> [Information supplied]:
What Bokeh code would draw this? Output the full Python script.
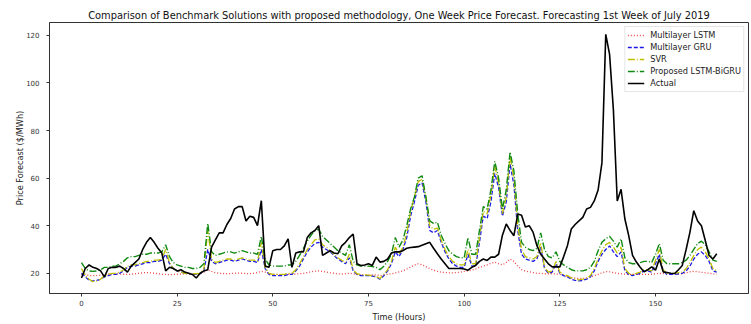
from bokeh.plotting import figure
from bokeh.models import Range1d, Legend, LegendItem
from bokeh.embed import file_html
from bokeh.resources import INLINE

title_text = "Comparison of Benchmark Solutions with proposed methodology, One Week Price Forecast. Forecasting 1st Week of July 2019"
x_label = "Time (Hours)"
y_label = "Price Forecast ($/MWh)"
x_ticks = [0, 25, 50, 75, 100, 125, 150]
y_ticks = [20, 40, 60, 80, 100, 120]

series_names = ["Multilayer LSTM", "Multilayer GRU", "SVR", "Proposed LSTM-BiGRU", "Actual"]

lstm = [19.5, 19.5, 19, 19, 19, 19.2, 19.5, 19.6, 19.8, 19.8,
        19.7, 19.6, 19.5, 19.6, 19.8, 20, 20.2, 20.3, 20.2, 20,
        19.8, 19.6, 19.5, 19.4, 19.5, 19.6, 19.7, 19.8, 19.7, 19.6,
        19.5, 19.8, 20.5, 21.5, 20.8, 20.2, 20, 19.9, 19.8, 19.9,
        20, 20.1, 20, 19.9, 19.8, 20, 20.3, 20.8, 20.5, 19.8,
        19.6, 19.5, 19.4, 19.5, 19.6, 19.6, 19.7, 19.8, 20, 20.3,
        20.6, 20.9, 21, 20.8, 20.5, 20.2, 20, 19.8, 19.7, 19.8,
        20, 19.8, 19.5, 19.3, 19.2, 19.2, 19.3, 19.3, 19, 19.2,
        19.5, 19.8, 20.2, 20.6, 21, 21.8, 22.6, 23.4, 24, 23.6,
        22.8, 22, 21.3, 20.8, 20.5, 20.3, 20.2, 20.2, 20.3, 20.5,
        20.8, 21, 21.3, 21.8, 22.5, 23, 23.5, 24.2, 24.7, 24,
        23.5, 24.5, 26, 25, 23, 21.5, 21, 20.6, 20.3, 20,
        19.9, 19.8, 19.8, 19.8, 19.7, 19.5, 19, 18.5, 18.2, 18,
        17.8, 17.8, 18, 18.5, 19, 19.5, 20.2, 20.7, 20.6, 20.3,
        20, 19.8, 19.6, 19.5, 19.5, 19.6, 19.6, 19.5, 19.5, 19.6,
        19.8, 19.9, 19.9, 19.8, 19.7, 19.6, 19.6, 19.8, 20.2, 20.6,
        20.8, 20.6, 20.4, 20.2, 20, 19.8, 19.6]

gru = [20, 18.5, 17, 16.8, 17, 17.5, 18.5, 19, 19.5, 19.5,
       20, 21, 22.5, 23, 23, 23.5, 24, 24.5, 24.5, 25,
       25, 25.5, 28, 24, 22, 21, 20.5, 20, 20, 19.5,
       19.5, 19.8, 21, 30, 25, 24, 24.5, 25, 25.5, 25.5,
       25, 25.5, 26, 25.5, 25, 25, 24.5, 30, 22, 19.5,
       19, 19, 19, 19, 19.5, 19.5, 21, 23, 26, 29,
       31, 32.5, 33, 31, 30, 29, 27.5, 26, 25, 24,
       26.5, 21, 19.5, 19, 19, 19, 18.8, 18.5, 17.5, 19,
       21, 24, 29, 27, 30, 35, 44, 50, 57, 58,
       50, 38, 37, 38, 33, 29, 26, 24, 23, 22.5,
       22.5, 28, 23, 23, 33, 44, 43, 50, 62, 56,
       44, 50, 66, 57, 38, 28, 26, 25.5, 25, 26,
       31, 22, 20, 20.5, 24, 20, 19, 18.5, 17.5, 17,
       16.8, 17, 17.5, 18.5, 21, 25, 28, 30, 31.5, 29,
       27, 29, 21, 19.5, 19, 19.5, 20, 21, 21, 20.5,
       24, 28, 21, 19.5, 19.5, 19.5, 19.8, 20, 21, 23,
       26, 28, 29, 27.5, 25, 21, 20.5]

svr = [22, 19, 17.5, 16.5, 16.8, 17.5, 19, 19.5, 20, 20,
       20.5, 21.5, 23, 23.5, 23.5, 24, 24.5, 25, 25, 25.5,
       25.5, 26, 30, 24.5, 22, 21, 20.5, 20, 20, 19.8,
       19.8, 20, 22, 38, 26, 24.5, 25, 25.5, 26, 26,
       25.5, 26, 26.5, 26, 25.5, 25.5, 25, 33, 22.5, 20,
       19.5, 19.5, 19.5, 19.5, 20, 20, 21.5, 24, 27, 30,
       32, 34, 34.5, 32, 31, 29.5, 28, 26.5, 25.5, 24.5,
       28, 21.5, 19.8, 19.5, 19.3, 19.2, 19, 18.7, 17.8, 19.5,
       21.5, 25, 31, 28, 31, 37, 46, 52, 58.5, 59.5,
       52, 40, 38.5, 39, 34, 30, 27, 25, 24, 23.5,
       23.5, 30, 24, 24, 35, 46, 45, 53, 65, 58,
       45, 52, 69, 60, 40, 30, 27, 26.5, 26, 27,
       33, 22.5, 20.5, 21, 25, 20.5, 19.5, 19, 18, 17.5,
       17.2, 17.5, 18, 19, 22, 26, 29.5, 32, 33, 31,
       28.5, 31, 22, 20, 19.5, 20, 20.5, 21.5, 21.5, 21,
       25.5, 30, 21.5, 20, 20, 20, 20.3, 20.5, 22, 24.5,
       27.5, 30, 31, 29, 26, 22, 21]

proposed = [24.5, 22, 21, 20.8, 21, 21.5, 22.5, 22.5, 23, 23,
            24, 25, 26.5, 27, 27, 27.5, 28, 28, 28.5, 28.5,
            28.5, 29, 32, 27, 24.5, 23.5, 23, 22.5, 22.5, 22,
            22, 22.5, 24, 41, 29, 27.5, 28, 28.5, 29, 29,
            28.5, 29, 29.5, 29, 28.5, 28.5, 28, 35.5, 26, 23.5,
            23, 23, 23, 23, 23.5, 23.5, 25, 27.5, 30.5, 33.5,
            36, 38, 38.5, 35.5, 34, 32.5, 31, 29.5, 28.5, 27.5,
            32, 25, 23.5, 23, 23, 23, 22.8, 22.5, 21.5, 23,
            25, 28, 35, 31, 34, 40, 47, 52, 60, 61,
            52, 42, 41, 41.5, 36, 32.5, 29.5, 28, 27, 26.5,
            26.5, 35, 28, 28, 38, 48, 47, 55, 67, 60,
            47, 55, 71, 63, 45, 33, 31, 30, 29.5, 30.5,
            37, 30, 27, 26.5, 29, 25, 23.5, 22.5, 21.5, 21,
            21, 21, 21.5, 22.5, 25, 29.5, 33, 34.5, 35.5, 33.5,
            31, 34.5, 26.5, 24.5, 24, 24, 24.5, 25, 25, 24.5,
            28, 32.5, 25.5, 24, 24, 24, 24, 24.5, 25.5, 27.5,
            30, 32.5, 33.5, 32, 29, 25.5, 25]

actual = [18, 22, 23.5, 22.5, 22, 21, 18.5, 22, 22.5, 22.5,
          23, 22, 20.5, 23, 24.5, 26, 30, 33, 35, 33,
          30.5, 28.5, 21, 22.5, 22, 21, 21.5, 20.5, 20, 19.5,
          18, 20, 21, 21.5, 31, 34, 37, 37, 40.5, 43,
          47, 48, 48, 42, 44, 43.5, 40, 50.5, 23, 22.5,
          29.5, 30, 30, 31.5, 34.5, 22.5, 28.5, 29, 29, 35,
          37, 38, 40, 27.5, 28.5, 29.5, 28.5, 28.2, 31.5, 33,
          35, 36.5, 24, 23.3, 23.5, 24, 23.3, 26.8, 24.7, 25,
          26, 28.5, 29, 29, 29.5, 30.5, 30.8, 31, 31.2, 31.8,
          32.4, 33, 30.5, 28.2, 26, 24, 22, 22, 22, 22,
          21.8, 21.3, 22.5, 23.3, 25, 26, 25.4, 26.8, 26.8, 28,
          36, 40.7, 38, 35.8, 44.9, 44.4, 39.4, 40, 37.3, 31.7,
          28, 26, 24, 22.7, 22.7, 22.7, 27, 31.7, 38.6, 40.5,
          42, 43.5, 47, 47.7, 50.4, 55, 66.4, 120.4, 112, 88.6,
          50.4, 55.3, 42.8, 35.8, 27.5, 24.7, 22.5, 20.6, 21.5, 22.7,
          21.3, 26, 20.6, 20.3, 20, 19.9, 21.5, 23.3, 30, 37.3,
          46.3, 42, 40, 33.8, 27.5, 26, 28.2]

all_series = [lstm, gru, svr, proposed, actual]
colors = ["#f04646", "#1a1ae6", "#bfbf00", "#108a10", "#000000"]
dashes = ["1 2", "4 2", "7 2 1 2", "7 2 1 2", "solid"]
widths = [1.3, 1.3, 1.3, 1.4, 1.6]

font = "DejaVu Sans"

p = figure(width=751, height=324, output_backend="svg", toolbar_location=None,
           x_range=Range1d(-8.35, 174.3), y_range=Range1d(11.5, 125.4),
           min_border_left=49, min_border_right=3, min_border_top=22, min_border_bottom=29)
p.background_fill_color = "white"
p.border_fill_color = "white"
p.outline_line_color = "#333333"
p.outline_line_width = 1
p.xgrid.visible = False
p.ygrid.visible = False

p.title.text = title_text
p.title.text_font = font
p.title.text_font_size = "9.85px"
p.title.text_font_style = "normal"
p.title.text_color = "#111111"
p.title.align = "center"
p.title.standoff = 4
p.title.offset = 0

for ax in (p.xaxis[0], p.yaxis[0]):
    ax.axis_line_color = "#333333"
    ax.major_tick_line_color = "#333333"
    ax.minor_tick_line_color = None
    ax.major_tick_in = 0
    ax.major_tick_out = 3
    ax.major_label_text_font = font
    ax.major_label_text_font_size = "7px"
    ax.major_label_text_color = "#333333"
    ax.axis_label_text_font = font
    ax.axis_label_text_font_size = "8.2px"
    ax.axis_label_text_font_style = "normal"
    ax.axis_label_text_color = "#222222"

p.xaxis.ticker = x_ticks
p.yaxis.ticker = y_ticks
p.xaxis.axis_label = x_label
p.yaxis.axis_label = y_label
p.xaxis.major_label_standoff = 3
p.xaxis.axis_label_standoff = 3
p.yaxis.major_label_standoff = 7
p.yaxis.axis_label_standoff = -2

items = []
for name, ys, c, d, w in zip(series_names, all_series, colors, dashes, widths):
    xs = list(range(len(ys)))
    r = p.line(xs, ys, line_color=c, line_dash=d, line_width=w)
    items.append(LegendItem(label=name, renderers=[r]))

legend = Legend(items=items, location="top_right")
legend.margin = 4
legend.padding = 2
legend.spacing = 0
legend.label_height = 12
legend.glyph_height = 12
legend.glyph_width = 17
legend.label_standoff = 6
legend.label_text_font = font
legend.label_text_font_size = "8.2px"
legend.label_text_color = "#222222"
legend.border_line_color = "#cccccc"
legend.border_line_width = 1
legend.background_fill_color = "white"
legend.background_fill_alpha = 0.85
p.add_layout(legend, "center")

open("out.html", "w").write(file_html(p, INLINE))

> [Aim]: Up to and including the line with "20.8, 20.6, 20.4, 20.2, 20, 19.8, 19.6]", copy the data above from its first line. Skip pictures.

> [Correct answer]:
What Bokeh code would draw this? Output the full Python script.
from bokeh.plotting import figure
from bokeh.models import Range1d, Legend, LegendItem
from bokeh.embed import file_html
from bokeh.resources import INLINE

title_text = "Comparison of Benchmark Solutions with proposed methodology, One Week Price Forecast. Forecasting 1st Week of July 2019"
x_label = "Time (Hours)"
y_label = "Price Forecast ($/MWh)"
x_ticks = [0, 25, 50, 75, 100, 125, 150]
y_ticks = [20, 40, 60, 80, 100, 120]

series_names = ["Multilayer LSTM", "Multilayer GRU", "SVR", "Proposed LSTM-BiGRU", "Actual"]

lstm = [19.5, 19.5, 19, 19, 19, 19.2, 19.5, 19.6, 19.8, 19.8,
        19.7, 19.6, 19.5, 19.6, 19.8, 20, 20.2, 20.3, 20.2, 20,
        19.8, 19.6, 19.5, 19.4, 19.5, 19.6, 19.7, 19.8, 19.7, 19.6,
        19.5, 19.8, 20.5, 21.5, 20.8, 20.2, 20, 19.9, 19.8, 19.9,
        20, 20.1, 20, 19.9, 19.8, 20, 20.3, 20.8, 20.5, 19.8,
        19.6, 19.5, 19.4, 19.5, 19.6, 19.6, 19.7, 19.8, 20, 20.3,
        20.6, 20.9, 21, 20.8, 20.5, 20.2, 20, 19.8, 19.7, 19.8,
        20, 19.8, 19.5, 19.3, 19.2, 19.2, 19.3, 19.3, 19, 19.2,
        19.5, 19.8, 20.2, 20.6, 21, 21.8, 22.6, 23.4, 24, 23.6,
        22.8, 22, 21.3, 20.8, 20.5, 20.3, 20.2, 20.2, 20.3, 20.5,
        20.8, 21, 21.3, 21.8, 22.5, 23, 23.5, 24.2, 24.7, 24,
        23.5, 24.5, 26, 25, 23, 21.5, 21, 20.6, 20.3, 20,
        19.9, 19.8, 19.8, 19.8, 19.7, 19.5, 19, 18.5, 18.2, 18,
        17.8, 17.8, 18, 18.5, 19, 19.5, 20.2, 20.7, 20.6, 20.3,
        20, 19.8, 19.6, 19.5, 19.5, 19.6, 19.6, 19.5, 19.5, 19.6,
        19.8, 19.9, 19.9, 19.8, 19.7, 19.6, 19.6, 19.8, 20.2, 20.6,
        20.8, 20.6, 20.4, 20.2, 20, 19.8, 19.6]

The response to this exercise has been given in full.